**What needs to be done**
Leave out the pictures and reproduce all of the data exactly.

◆ ◆ ◆

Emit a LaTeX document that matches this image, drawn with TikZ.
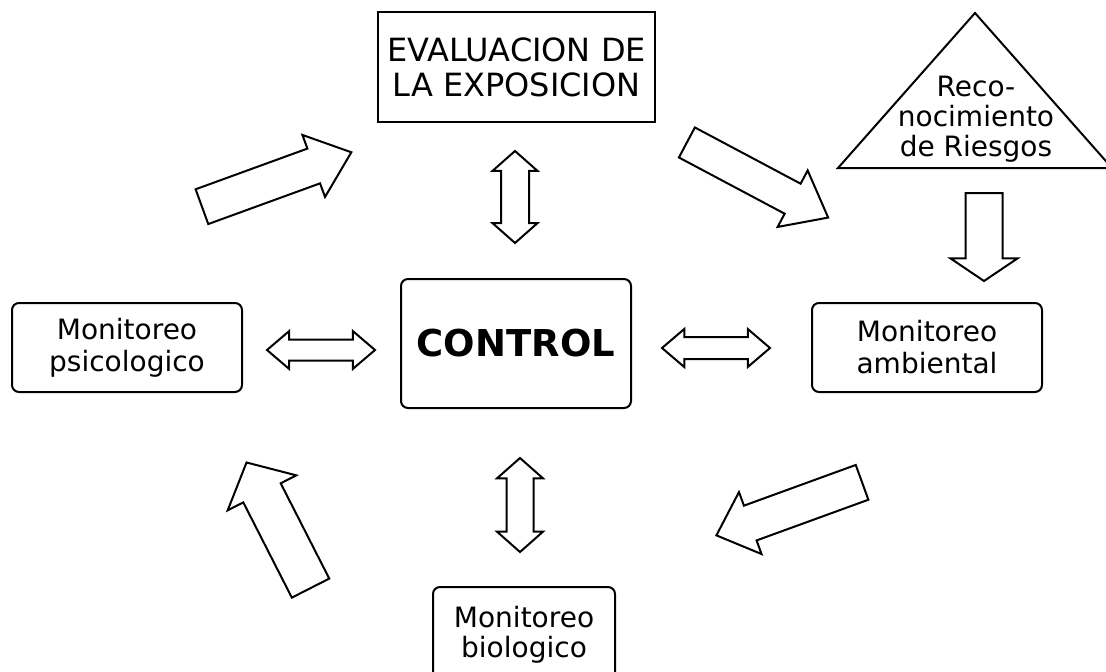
\documentclass[tikz,border=0pt]{standalone}
\usepackage{fontspec}
\setmainfont{DejaVu Sans}
\usetikzlibrary{shapes.arrows}

\tikzset{
  box/.style={draw, line width=2pt, rounded corners=7pt, minimum width=230pt, minimum height=89pt, align=center, font=\fontsize{28}{32}\selectfont},
  bigarrow/.style n args={4}{single arrow, draw, line width=2pt, anchor=tail, inner sep=#2/2, minimum height=#1, single arrow head extend=(#3-#2)/2, single arrow tip angle=#4},
  twoarrow/.style n args={4}{double arrow, draw, line width=2pt, inner sep=#2/2, minimum height=#1, double arrow head extend=(#3-#2)/2, double arrow tip angle=#4},
}

\begin{document}
\begin{tikzpicture}[x=1pt, y=-1pt]
  \useasboundingbox (0,0) rectangle (1106,672);
  \clip (0,0) rectangle (1106,672);
  \node[draw, line width=2pt, minimum width=277pt, minimum height=110pt, align=center, font=\fontsize{32}{35}\selectfont] (eval) at (516.5,67) {EVALUACION DE\\LA EXPOSICION};
  \node[box, minimum height=129pt, font=\fontsize{37}{40}\selectfont\bfseries] (ctl) at (516,343.5) {CONTROL};
  \node[box] (psico) at (127,347.5) {Monitoreo\\psicologico};
  \node[box] (amb) at (927,347.5) {Monitoreo\\ambiental};
  \node[box, minimum width=182pt, minimum height=95pt, font=\fontsize{28}{30}\selectfont] (bio) at (524,634.5) {Monitoreo\\biologico};
  \draw[line width=2pt] (975,13) -- (1112,168) -- (838,168) -- cycle;
  \node[align=center, font=\fontsize{28}{30}\selectfont] (risk) at (976,119) {Reco-\\nocimiento\\de Riesgos};
  \node[bigarrow={159pt}{35pt}{64pt}{79}, rotate=20] (ar1) at (201,207) {};
  \node[bigarrow={160pt}{32pt}{62pt}{77}, rotate=-28] (ar2) at (686,142) {};
  \node[bigarrow={88pt}{35pt}{65pt}{112}, rotate=-90] (ar3) at (984,192) {};
  \node[bigarrow={155pt}{35pt}{64pt}{85}, rotate=200] (ar4) at (863,482) {};
  \node[bigarrow={141pt}{40pt}{75pt}{97}, rotate=117] (ar5) at (311,589) {};
  \node[twoarrow={92pt}{26pt}{43pt}{97}, rotate=90] (dv1) at (515,197) {};
  \node[twoarrow={108pt}{19pt}{36pt}{81}] (dh1) at (321,350) {};
  \node[twoarrow={108pt}{20pt}{36pt}{81}] (dh2) at (716,348) {};
  \node[twoarrow={94pt}{25pt}{44pt}{97}, rotate=90] (dv2) at (520,505) {};
\end{tikzpicture}
\end{document}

◆ ◆ ◆

**Solution for this problem**
Emit a LaTeX document that matches this image, drawn with TikZ.
\documentclass[tikz,border=0pt]{standalone}
\usepackage{fontspec}
\setmainfont{DejaVu Sans}
\usetikzlibrary{shapes.arrows}

\tikzset{
  box/.style={draw, line width=2pt, rounded corners=7pt, minimum width=230pt, minimum height=89pt, align=center, font=\fontsize{28}{32}\selectfont},
  bigarrow/.style n args={4}{single arrow, draw, line width=2pt, anchor=tail, inner sep=#2/2, minimum height=#1, single arrow head extend=(#3-#2)/2, single arrow tip angle=#4},
  twoarrow/.style n args={4}{double arrow, draw, line width=2pt, inner sep=#2/2, minimum height=#1, double arrow head extend=(#3-#2)/2, double arrow tip angle=#4},
}

\begin{document}
\begin{tikzpicture}[x=1pt, y=-1pt]
  \useasboundingbox (0,0) rectangle (1106,672);
  \clip (0,0) rectangle (1106,672);
  \node[draw, line width=2pt, minimum width=277pt, minimum height=110pt, align=center, font=\fontsize{32}{35}\selectfont] (eval) at (516.5,67) {EVALUACION DE\\LA EXPOSICION};
  \node[box, minimum height=129pt, font=\fontsize{37}{40}\selectfont\bfseries] (ctl) at (516,343.5) {CONTROL};
  \node[box] (psico) at (127,347.5) {Monitoreo\\psicologico};
  \node[box] (amb) at (927,347.5) {Monitoreo\\ambiental};
  \node[box, minimum width=182pt, minimum height=95pt, font=\fontsize{28}{30}\selectfont] (bio) at (524,634.5) {Monitoreo\\biologico};
  \draw[line width=2pt] (975,13) -- (1112,168) -- (838,168) -- cycle;
  \node[align=center, font=\fontsize{28}{30}\selectfont] (risk) at (976,119) {Reco-\\nocimiento\\de Riesgos};
  \node[bigarrow={159pt}{35pt}{64pt}{79}, rotate=20] (ar1) at (201,207) {};
  \node[bigarrow={160pt}{32pt}{62pt}{77}, rotate=-28] (ar2) at (686,142) {};
  \node[bigarrow={88pt}{35pt}{65pt}{112}, rotate=-90] (ar3) at (984,192) {};
  \node[bigarrow={155pt}{35pt}{64pt}{85}, rotate=200] (ar4) at (863,482) {};
  \node[bigarrow={141pt}{40pt}{75pt}{97}, rotate=117] (ar5) at (311,589) {};
  \node[twoarrow={92pt}{26pt}{43pt}{97}, rotate=90] (dv1) at (515,197) {};
  \node[twoarrow={108pt}{19pt}{36pt}{81}] (dh1) at (321,350) {};
  \node[twoarrow={108pt}{20pt}{36pt}{81}] (dh2) at (716,348) {};
  \node[twoarrow={94pt}{25pt}{44pt}{97}, rotate=90] (dv2) at (520,505) {};
\end{tikzpicture}
\end{document}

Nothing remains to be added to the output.